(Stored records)
▼▼▼

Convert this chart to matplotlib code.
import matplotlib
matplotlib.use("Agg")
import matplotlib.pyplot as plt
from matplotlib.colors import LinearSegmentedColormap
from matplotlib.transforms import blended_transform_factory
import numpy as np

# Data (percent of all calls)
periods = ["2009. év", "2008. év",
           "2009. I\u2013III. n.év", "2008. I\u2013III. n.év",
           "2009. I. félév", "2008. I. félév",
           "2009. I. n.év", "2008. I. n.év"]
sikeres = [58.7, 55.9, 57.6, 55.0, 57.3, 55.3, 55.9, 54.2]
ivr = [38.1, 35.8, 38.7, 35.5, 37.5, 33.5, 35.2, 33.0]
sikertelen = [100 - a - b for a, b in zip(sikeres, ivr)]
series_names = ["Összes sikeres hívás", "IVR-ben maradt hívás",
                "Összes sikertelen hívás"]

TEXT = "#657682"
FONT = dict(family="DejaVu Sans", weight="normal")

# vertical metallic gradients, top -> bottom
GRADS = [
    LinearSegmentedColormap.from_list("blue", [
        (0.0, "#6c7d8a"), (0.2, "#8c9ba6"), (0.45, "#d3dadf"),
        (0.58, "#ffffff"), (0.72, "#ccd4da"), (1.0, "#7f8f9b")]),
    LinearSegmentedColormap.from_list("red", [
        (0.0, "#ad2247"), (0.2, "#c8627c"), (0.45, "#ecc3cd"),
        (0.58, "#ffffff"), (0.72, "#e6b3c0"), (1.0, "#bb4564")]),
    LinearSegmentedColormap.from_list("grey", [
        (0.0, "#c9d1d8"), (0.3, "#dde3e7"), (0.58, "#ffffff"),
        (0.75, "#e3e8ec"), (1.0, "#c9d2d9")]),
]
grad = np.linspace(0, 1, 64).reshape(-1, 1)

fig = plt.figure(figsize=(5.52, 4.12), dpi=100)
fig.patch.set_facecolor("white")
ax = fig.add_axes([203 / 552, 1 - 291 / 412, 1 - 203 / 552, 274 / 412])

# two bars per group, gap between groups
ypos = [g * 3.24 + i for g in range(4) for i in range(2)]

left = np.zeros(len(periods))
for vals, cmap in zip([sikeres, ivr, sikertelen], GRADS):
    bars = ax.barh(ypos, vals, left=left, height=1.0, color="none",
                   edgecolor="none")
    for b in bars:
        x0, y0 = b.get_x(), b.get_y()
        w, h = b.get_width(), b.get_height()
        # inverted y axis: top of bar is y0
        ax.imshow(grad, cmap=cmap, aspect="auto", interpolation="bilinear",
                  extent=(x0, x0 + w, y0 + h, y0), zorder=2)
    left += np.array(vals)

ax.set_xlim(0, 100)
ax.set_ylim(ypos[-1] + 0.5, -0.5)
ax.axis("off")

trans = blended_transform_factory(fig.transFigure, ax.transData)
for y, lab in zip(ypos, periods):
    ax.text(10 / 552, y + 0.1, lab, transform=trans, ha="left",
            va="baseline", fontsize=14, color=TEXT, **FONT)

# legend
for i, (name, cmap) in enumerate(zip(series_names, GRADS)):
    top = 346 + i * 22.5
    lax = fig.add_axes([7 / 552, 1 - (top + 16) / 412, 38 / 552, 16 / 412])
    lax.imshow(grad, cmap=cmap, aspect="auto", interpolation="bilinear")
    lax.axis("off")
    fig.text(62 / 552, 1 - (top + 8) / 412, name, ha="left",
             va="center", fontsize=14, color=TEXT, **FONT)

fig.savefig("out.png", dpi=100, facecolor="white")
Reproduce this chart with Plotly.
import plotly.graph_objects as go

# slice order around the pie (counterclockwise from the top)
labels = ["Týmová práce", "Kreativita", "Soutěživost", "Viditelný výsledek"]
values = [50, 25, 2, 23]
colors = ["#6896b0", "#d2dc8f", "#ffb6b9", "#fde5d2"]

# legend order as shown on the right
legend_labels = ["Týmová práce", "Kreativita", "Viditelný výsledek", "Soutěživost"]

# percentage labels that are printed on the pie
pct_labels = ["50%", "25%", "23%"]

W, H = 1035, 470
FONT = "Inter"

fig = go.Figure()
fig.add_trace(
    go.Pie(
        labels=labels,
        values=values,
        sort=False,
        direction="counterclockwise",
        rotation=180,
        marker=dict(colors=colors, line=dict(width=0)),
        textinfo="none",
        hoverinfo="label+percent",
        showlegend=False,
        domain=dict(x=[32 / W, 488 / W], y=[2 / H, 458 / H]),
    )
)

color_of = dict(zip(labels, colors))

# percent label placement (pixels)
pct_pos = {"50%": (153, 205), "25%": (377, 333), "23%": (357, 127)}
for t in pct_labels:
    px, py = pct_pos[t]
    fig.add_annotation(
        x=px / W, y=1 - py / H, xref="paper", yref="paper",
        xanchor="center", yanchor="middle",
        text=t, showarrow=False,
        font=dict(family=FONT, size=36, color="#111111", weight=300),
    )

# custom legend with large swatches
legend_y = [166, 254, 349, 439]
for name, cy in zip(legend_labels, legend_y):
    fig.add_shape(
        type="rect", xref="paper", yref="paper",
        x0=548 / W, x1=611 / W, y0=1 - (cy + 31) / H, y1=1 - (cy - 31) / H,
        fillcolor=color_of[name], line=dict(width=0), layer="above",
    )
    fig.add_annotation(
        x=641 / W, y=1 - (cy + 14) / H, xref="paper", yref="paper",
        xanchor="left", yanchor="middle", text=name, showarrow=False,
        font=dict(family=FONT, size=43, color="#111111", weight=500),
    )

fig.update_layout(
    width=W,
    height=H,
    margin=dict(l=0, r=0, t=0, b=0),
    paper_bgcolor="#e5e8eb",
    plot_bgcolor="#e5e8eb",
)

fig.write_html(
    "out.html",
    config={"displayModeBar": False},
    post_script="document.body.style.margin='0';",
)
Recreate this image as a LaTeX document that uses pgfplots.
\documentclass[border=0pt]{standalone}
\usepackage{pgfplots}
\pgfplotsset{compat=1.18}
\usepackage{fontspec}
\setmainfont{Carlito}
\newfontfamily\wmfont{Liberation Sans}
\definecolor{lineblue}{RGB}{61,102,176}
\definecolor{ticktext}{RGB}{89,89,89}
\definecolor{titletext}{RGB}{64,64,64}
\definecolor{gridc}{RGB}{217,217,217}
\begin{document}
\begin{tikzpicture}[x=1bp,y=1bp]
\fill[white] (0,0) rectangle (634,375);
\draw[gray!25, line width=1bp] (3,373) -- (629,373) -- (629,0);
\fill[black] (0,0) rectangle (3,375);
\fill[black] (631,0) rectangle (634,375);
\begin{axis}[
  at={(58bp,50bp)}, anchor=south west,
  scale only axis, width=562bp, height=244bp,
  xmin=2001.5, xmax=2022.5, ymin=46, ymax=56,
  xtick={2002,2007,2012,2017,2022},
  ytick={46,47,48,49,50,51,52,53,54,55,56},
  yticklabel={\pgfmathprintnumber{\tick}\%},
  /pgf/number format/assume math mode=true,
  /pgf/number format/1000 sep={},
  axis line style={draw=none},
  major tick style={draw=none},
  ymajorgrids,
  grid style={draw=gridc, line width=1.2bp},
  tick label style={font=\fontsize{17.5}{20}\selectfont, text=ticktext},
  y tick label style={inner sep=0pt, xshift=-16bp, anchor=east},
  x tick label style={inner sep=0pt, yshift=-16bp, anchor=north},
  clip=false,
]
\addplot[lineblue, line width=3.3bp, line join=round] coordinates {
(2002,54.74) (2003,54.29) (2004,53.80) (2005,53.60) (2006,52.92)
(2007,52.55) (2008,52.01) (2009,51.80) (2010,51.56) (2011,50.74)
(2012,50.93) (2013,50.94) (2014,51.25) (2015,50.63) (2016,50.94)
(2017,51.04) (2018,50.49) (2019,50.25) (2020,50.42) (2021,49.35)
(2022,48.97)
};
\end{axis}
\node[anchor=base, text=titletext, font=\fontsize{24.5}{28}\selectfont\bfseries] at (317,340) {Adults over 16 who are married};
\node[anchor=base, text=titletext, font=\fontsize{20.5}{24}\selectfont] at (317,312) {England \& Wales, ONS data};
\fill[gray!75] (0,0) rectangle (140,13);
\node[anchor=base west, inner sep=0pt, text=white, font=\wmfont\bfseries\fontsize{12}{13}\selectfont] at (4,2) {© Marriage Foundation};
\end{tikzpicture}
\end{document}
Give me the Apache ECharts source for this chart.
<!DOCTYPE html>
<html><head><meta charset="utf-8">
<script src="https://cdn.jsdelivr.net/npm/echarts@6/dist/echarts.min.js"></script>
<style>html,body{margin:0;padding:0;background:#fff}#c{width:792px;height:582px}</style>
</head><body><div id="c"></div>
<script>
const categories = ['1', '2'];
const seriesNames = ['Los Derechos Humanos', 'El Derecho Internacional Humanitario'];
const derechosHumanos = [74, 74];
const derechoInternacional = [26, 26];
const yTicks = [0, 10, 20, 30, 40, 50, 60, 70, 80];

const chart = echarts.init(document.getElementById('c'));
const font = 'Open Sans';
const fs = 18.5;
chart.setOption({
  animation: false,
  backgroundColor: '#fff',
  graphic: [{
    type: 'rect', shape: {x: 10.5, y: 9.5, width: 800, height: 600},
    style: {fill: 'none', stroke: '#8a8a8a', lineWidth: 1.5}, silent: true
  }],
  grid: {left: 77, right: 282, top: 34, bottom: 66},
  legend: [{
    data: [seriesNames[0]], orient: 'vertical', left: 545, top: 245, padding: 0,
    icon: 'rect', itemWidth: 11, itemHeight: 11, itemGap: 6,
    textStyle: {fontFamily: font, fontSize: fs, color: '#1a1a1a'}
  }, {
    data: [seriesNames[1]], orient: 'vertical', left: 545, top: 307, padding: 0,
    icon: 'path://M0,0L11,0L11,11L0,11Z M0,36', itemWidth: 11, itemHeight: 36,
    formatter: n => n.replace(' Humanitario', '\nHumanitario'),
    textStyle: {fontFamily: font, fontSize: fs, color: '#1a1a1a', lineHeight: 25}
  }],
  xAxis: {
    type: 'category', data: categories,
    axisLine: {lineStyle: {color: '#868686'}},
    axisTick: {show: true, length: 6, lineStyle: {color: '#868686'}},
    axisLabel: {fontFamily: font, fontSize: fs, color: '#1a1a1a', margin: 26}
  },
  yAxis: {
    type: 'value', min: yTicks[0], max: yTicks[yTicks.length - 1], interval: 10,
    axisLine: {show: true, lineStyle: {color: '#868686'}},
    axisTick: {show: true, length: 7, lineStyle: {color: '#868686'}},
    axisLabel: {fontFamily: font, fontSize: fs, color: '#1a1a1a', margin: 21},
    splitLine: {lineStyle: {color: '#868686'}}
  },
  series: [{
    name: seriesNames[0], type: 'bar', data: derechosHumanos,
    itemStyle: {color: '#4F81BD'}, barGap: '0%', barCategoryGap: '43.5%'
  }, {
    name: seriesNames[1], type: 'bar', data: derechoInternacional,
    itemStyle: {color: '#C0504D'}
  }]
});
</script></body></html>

▲▲▲

Print the lines above, unchanged, from the start of the records to the line with "import numpy as np", including that final line.

• _SOLUTION FOR THIS EXERCISE_
Convert this chart to matplotlib code.
import matplotlib
matplotlib.use("Agg")
import matplotlib.pyplot as plt
from matplotlib.colors import LinearSegmentedColormap
from matplotlib.transforms import blended_transform_factory
import numpy as np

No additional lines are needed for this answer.